[Start of Listing]

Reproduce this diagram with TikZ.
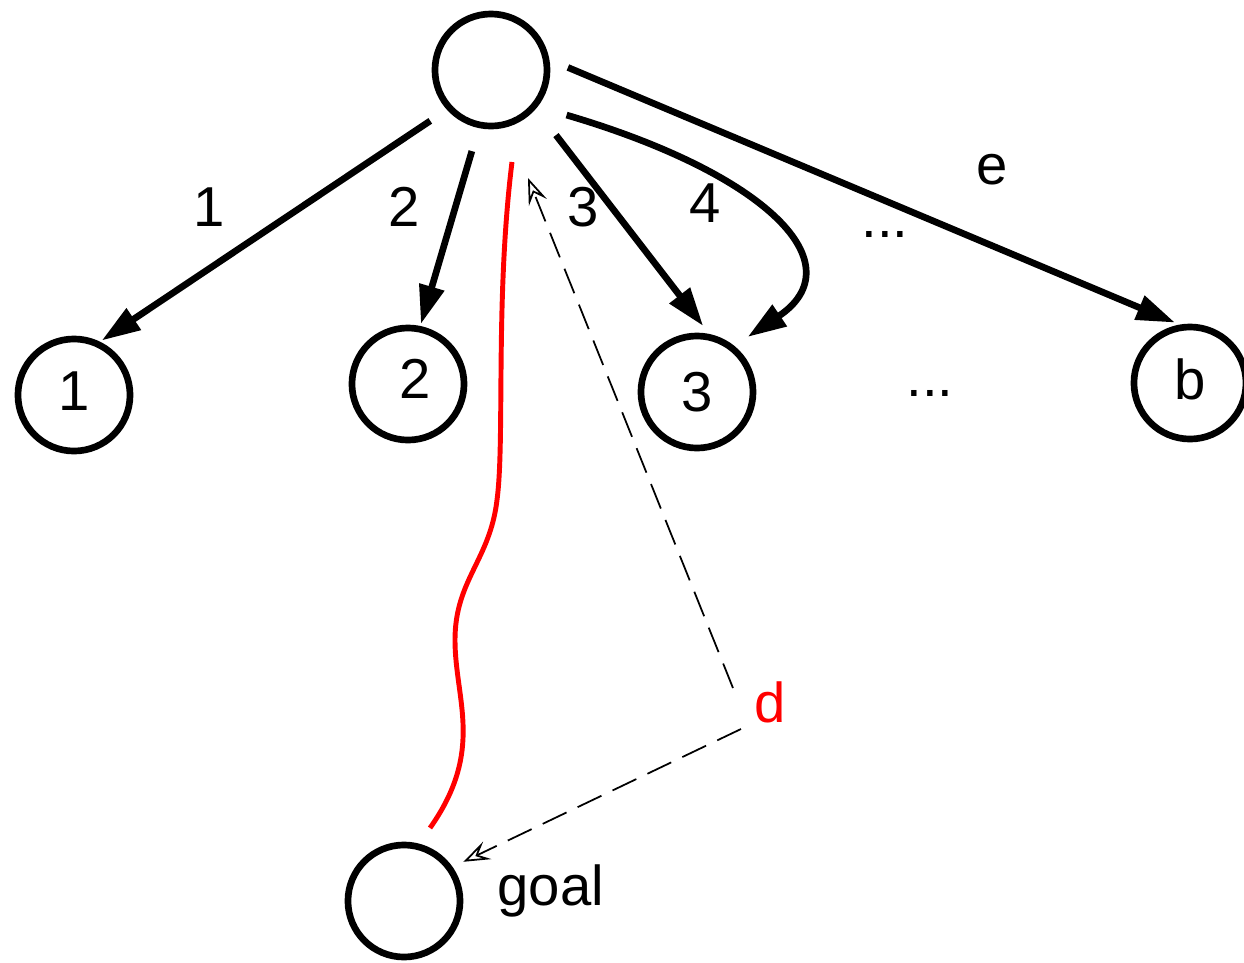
\documentclass[tikz,border=0pt]{standalone}
\usepackage{fontspec}
\setmainfont{Liberation Sans}
\usetikzlibrary{arrows.meta}

\begin{document}
\begin{tikzpicture}[x=0.01cm,y=-0.01cm,
    every node/.style={font=\fontsize{16}{19}\selectfont},
    state/.style={circle,draw,line width=1.9pt,minimum size=1.12cm,inner sep=0pt},
    edge/.style={line width=1.9pt,-{Triangle[length=11pt,width=7pt]}},
    hint/.style={line width=0.5pt,dash pattern=on 7.5pt off 3.5pt,-{Stealth[open,length=7.5pt,width=5.5pt,inset=3pt]}}]
    \useasboundingbox (0,0) rectangle (1244,963);

    \node[state] (root) at (491,70) {};
    \node[state] (n1) at (74,395) {\raisebox{2pt}{1}};
    \node[state] (n2) at (408,384) {\raisebox{3pt}{\hspace{4pt}2}};
    \node[state] (n3) at (697,392) {\raisebox{-2pt}{3}};
    \node[state] (nb) at (1190,383) {\raisebox{2pt}{b}};
    \node[state] (goal) at (404,901) {};

    \draw[edge,shorten <=0.2cm,shorten >=0.02cm] (root.222) -- (n1.64);
    \draw[edge,shorten <=0.24cm,shorten >=0.02cm] (root.258) -- (n2.78);
    \draw[edge,shorten <=0.33cm,shorten >=0.1cm] (root.319) -- (n3.78);
    \draw[edge,shorten <=0.3cm,shorten >=0.16cm] (root.-38) .. controls (770,175) and (855,265) .. (n3.51);
    \draw[edge,shorten <=0.2cm,shorten >=0.05cm] (root.10) -- (nb.100);

    \node (l1) at (209,207) {1};
    \node (l2) at (404,207) {2};
    \node (l3) at (583,207) {3};
    \node (l4) at (705,203) {4};
    \node (le) at (992,170) {e};
    \node (dots1) at (885,234) {...};
    \node (dots2) at (930,393) {...};
    \node[red,anchor=base west,inner sep=0pt] (ld) at (754,722) {d};
    \node[anchor=base west,inner sep=0pt] (lgoal) at (497,905) {goal};

    % path found so far
    \draw[red,line width=1.4pt] (512,162) .. controls (495,300) and (505,440) .. (497,500)
        .. controls (490,560) and (455,580) .. (455,640)
        .. controls (455,700) and (485,750) .. (430,828);

    \coordinate (dup) at (733,688);
    \coordinate (dtip) at (528,178);
    \coordinate (ddown) at (741,729);
    \draw[hint] (dup) -- (dtip);
    \draw[hint,shorten >=0.12cm] (ddown) -- (goal.35);
\end{tikzpicture}
\end{document}
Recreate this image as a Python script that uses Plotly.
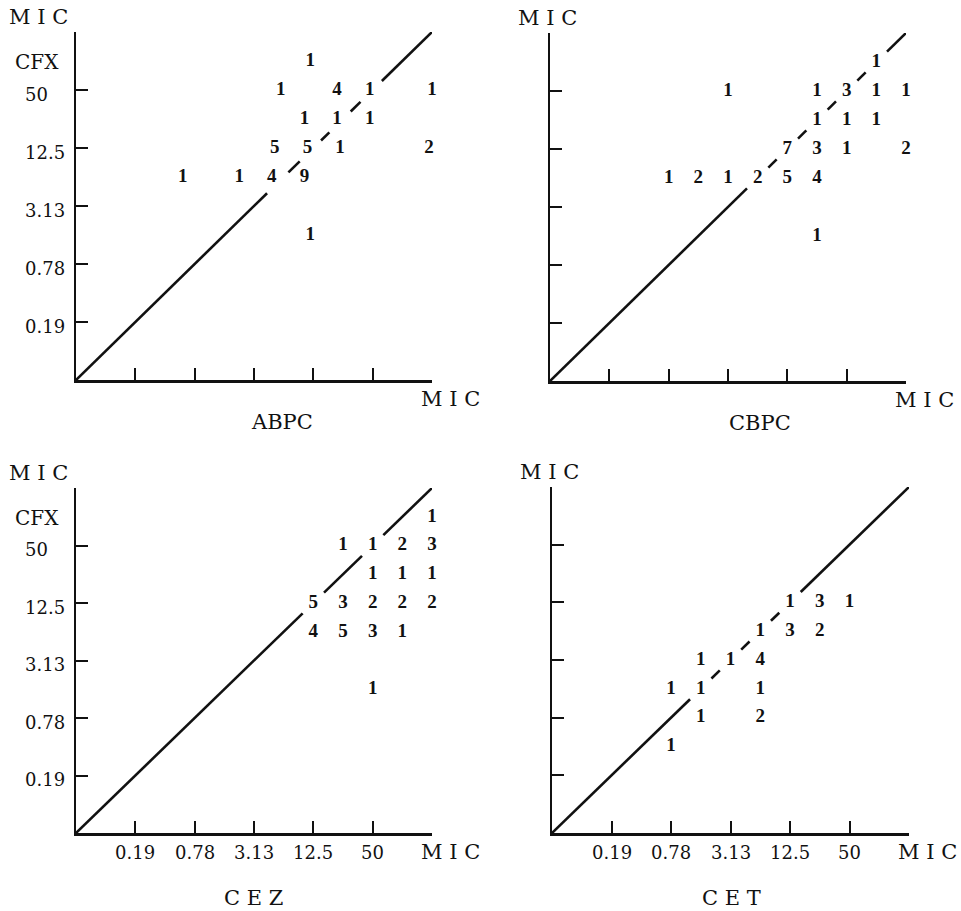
import plotly.graph_objects as go

W, H = 961, 911

# Dilution steps on both axes (0 = origin, 6 = top); labelled steps
tick_steps = [1, 2, 3, 4, 5]
tick_labels = ["0.19", "0.78", "3.13", "12.5", "50"]

panel_names = ["ABPC", "CBPC", "CEZ", "CET"]
y_drug = "CFX"

# ---- data: x = MIC step of compared drug, y = MIC step of CFX, n = number of strains
abpc_x = [3.95, 3.45, 4.4, 4.95, 6.0, 3.85, 4.4, 4.95, 3.35, 3.9, 4.45, 5.95, 1.8, 2.75, 3.3, 3.85, 3.95]
abpc_y = [5.5, 5, 5, 5, 5, 4.5, 4.5, 4.5, 4, 4, 4, 4, 3.5, 3.5, 3.5, 3.5, 2.5]
abpc_n = [1, 1, 4, 1, 1, 1, 1, 1, 5, 5, 1, 2, 1, 1, 4, 9, 1]

cbpc_x = [5.5, 3, 4.5, 5, 5.5, 6, 4.5, 5, 5.5, 4, 4.5, 5, 6, 2, 2.5, 3, 3.5, 4, 4.5, 4.5]
cbpc_y = [5.5, 5, 5, 5, 5, 5, 4.5, 4.5, 4.5, 4, 4, 4, 4, 3.5, 3.5, 3.5, 3.5, 3.5, 3.5, 2.5]
cbpc_n = [1, 1, 1, 3, 1, 1, 1, 1, 1, 7, 3, 1, 2, 1, 2, 1, 2, 5, 4, 1]

cez_x = [6, 4.5, 5, 5.5, 6, 5, 5.5, 6, 4, 4.5, 5, 5.5, 6, 4, 4.5, 5, 5.5, 5]
cez_y = [5.5, 5, 5, 5, 5, 4.5, 4.5, 4.5, 4, 4, 4, 4, 4, 3.5, 3.5, 3.5, 3.5, 2.5]
cez_n = [1, 1, 1, 2, 3, 1, 1, 1, 5, 3, 2, 2, 2, 4, 5, 3, 1, 1]

cet_x = [4, 4.5, 5, 3.5, 4, 4.5, 2.5, 3, 3.5, 2, 2.5, 3.5, 2.5, 3.5, 2]
cet_y = [4, 4, 4, 3.5, 3.5, 3.5, 3, 3, 3, 2.5, 2.5, 2.5, 2, 2, 1.5]
cet_n = [1, 3, 1, 1, 3, 2, 1, 1, 4, 1, 1, 1, 1, 2, 1]

panels = [
    (abpc_x, abpc_y, abpc_n),
    (cbpc_x, cbpc_y, cbpc_n),
    (cez_x, cez_y, cez_n),
    (cet_x, cet_y, cet_n),
]

# ---- layout geometry (pixels)
boxes = [  # x0, x1, ytop, ybottom
    (76, 432, 32, 380),
    (550, 906, 33, 381),
    (76, 432, 488, 833),
    (552, 909, 487, 833),
]


def PX(x):
    return x / W


def PY(y):
    return 1 - y / H


SERIF = "DejaVu Serif, Liberation Serif, serif"
TIMES = "Liberation Serif, Times New Roman, serif"
BLACK = "#111111"


def diag_segments(xs, ys, lo=0.0, hi=6.0, tol=0.25, gap=0.18):
    centers = sorted((x + y) / 2 for x, y in zip(xs, ys) if abs(x - y) <= tol)
    segs, start = [], lo
    for c in centers:
        a, b = c - gap, c + gap
        if a > start:
            segs.append((start, a))
        start = max(start, b)
    if start < hi:
        segs.append((start, hi))
    out = []
    for a, b in segs:
        out += [a, b, None]
    return out


fig = go.Figure()
layout = dict(
    width=W, height=H, margin=dict(l=0, r=0, t=0, b=0),
    paper_bgcolor="white", plot_bgcolor="rgba(0,0,0,0)",
    showlegend=False, annotations=[],
)

for i, ((xs, ys, ns), (x0, x1, yt, yb)) in enumerate(zip(panels, boxes)):
    k = "" if i == 0 else str(i + 1)
    xa, ya = "x" + k, "y" + k
    ax = dict(range=[0, 6], showgrid=False, zeroline=False, showline=True,
              linecolor=BLACK, linewidth=2.5, ticks="inside", ticklen=12,
              tickwidth=2, tickcolor=BLACK, tickvals=tick_steps,
              showticklabels=False, fixedrange=True)
    layout["xaxis" + k] = dict(ax, domain=[PX(x0), PX(x1)], anchor=ya)
    layout["yaxis" + k] = dict(ax, domain=[PY(yb), PY(yt)], anchor=xa)

    seg = diag_segments(xs, ys)
    fig.add_trace(go.Scatter(x=seg, y=seg, mode="lines", xaxis=xa, yaxis=ya,
                             line=dict(color=BLACK, width=2.6), hoverinfo="skip",
                             cliponaxis=False))
    fig.add_trace(go.Scatter(x=xs, y=ys, text=[str(n) for n in ns], mode="text",
                             xaxis=xa, yaxis=ya, textposition="middle center",
                             textfont=dict(family=TIMES, size=19, color=BLACK,
                                           weight="bold"),
                             cliponaxis=False, hoverinfo="skip"))

    ann = layout["annotations"]
    # y-axis title (MIC) above the axis
    ycx = 38 if i in (0, 2) else x0 - 3
    ann.append(dict(text="M I C", x=PX(ycx), y=PY(yt - 15), xref="paper",
                    yref="paper", showarrow=False, xanchor="center", yanchor="middle",
                    font=dict(family=SERIF, size=21, color=BLACK)))
    # x-axis title (MIC) right of the axis end
    ann.append(dict(text="M I C", x=PX(x1 + 18), y=PY(yb + 19), xref="paper",
                    yref="paper", showarrow=False, xanchor="center", yanchor="middle",
                    font=dict(family=SERIF, size=21, color=BLACK)))
    # drug name
    name = panel_names[i] if i < 2 else " ".join(panel_names[i])
    ny = yb + 42 if i < 2 else yb + 65
    cx = [282, 760, 253, 731][i]
    ann.append(dict(text=name, x=PX(cx), y=PY(ny), xref="paper", yref="paper",
                    showarrow=False, xanchor="center", yanchor="middle",
                    font=dict(family=SERIF, size=21, color=BLACK)))
    if i in (0, 2):
        # y tick labels (left aligned) and drug name of y axis
        for s, lab in zip(tick_steps, tick_labels):
            ann.append(dict(text=lab, x=PX(23), y=s, xref="paper", yref=ya,
                            showarrow=False, xanchor="left", yanchor="middle",
                            yshift=-4, font=dict(family=SERIF, size=18, color=BLACK)))
        ann.append(dict(text=y_drug, x=PX(13), y=5.5, xref="paper", yref=ya,
                        showarrow=False, xanchor="left", yanchor="middle",
                        yshift=-1, font=dict(family=SERIF, size=20, color=BLACK)))
    if i in (2, 3):
        for s, lab in zip(tick_steps, tick_labels):
            ann.append(dict(text=lab, x=s, y=PY(yb + 19), xref=xa, yref="paper",
                            showarrow=False, xanchor="center", yanchor="middle",
                            font=dict(family=SERIF, size=18, color=BLACK)))

fig.update_layout(**layout)
fig.write_html(
    "out.html",
    config={"displayModeBar": False, "staticPlot": True},
    post_script="document.body.style.margin='0';document.body.style.overflow='hidden';",
)
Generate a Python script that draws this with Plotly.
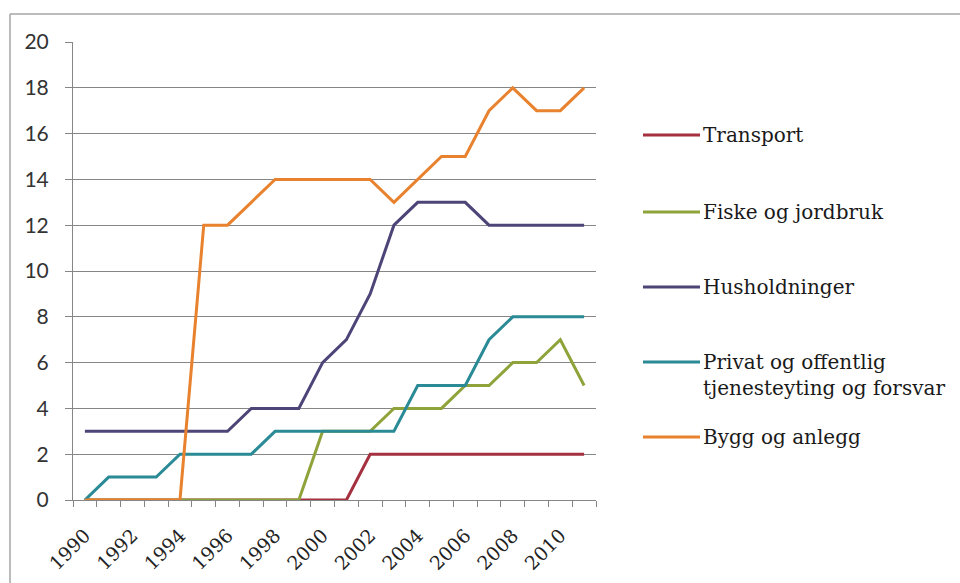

[End of Listing]

Go over the records above line by line and count those holding the word "this". Reply only with the number.

3